Question type schema
Use only these question_type values:
- definition
- function
- mechanism
- process
- comparison
- cause
- purpose
- rule
- constraint
- category
- enumeration
- condition
- exception
- consequence
Use singular labels exactly as written above.
Sample schema
Write one JSON object per line.
Required fields for all sample types:
{
"sample_type": "concept_qa",
"source_file": "...",
"chunk_id": "..."
}
concept_qa
{
"sample_type": "concept_qa",
"question": "...",
"answer": "...",
"source_file": "...",
"chunk_id": "...",
"question_type": "definition",
"metadata": {
"knowledge_point": "...",
"supporting_chunk_ids": []
}
}
process_qa
{
"sample_type": "process_qa",
"question": "...",
"reasoning": [
"...",
"..."
],
"answer": "...",
"source_file": "...",
"chunk_id": "...",
"question_type": "rule",
"metadata": {
"knowledge_points": ["..."],
"reasoning_pattern": "rule_application",
"supporting_chunk_ids": []
}
}
case_application
{
"sample_type": "case_application",
"case": "...",
"question": "...",
"analysis": [
"...",
"..."
],
"answer": "...",
"source_file": "...",
"chunk_id": "...",
"question_type": "condition",
"metadata": {
"knowledge_points": ["..."],
"task_form": "case_analysis",
"supporting_chunk_ids": []
}
}
Use metadata.knowledge_point or metadata.knowledge_points when it helps identify the canonical concept being taught.

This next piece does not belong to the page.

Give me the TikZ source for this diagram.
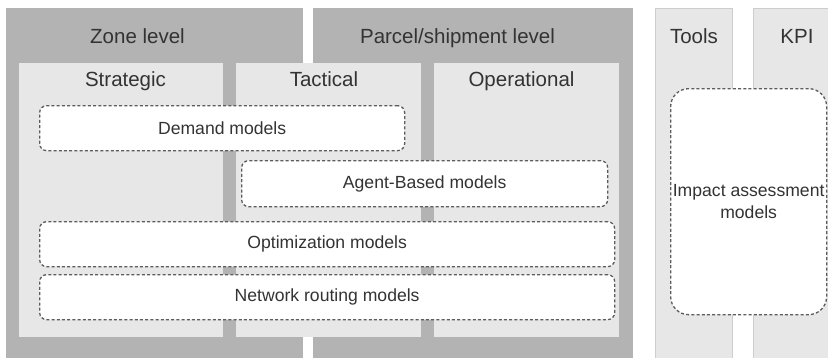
\documentclass[tikz,border=0pt]{standalone}
\usepackage{fontspec}
\setmainfont{Liberation Sans}
\usepackage{xcolor}
\usepackage{tikz}
\usetikzlibrary{positioning}
\definecolor{bandgray}{HTML}{B3B3B3}
\definecolor{panelgray}{HTML}{E7E7E7}
\definecolor{colline}{HTML}{CDCDCD}
\definecolor{inkgray}{HTML}{333333}
\definecolor{dashgray}{HTML}{5C5C5C}
\tikzset{
  band/.style={fill=bandgray, draw=none, anchor=north west, inner sep=0pt},
  panel/.style={fill=panelgray, draw=none, anchor=north west, inner sep=0pt},
  column/.style={fill=panelgray, draw=colline, line width=0.8pt, anchor=north west, inner sep=0pt},
  hdr/.style={anchor=base, text=inkgray, font=\fontsize{20.5}{24}\selectfont, inner sep=0pt},
  model/.style={draw=dashgray, fill=white, line width=1.3pt, dash pattern=on 3pt off 2.2pt,
                rounded corners=7pt, anchor=north west, inner sep=0pt, align=center,
                text=inkgray, font=\fontsize{17.6}{22}\selectfont}
}

\begin{document}
\begin{tikzpicture}[x=1pt, y=-1pt]
\useasboundingbox (0,0) rectangle (828,357);
% level bands
\node[band, minimum width=297pt, minimum height=350pt] (zone) at (6,8) {};
\node[band, minimum width=320pt, minimum height=350pt] (parcel) at (313,8) {};
\node[column, minimum width=77pt, minimum height=352pt] (tools) at (655,8) {};
\node[column, minimum width=80pt, minimum height=352pt] (kpi) at (753,8) {};
% planning horizons
\node[panel, minimum width=204pt, minimum height=274pt] (strategic) at (19,63) {};
\node[panel, minimum width=185pt, minimum height=274pt] (tactical) at (236,63) {};
\node[panel, minimum width=185pt, minimum height=274pt] (operational) at (434,63) {};
% headings
\node[hdr] (zonelbl) at (137.5,43) {Zone level};
\node[hdr] (parcellbl) at (457.5,43) {Parcel/shipment level};
\node[hdr] (toolslbl) at (694,43) {Tools};
\node[hdr] (kpilbl) at (797,43) {KPI};
\node[hdr] (stratlbl) at (125.5,86) {Strategic};
\node[hdr] (tactlbl) at (324,86) {Tactical};
\node[hdr] (operlbl) at (521.5,86) {Operational};
% model families
\node[model, minimum width=365pt, minimum height=45pt] (demand) at (39,105) {Demand models};
\node[model, minimum width=366pt, minimum height=46pt] (agent) at (241,160) {Agent-Based models};
\node[model, minimum width=575pt, minimum height=45pt] (optim) at (39,221) {Optimization models};
\node[model, minimum width=575pt, minimum height=45pt] (network) at (39,274) {Network routing models};
\node[model, rounded corners=18pt, minimum width=156pt, minimum height=226pt] (impact) at (670,88)
  {Impact assessment\\models};
\end{tikzpicture}
\end{document}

Use metadata.supporting_chunk_ids only when adjacent chunks are genuinely needed.
Chunk status schema
Write one JSON object per line to chunk_status.jsonl.
For kept chunks:
{
"chunk_id": "...",
"source_file": "...",
"status": "kept",
"skip_reason": "",
"concept_count": 2,
"process_count": 1,
"case_count": 1,
"total_sample_count": 4
}
For skipped chunks:
{
"chunk_id": "...",
"source_file": "...",
"status": "skipped",
"skip_reason": "navigation",
"concept_count": 0,
"process_count": 0,
"case_count": 0,
"total_sample_count": 0
}
There must be exactly one final status record per processed chunk.
Validation and coverage audit
After each completed batch or after merging batches, run:
scripts/validate_qa_jsonl.py work/supervision_merged.jsonl --report work/validation.json
scripts/check_coverage.py work/chunks/*.chunks.jsonl --status work/chunk_status.jsonl --qa work/supervision_merged.jsonl --report work/coverage.json
If coverage reports any of the following, the run is not complete:
unprocessed_chunks > 0- non-empty
sample_without_status_preview - non-empty
sample_status_mismatch_preview
If validation passes but coverage is incomplete, continue processing remaining chunks.
Operating principle
The final dataset should read like a general domain-supervision corpus, not a book comprehension exercise.
The objective is exhaustive coverage of reusable knowledge propositions across the corpus, plus grounded reasoning patterns and case application whenever the source supports them, with zero tolerance for structural leakage, fake reasoning, status inconsistency, or paraphrase-only duplication.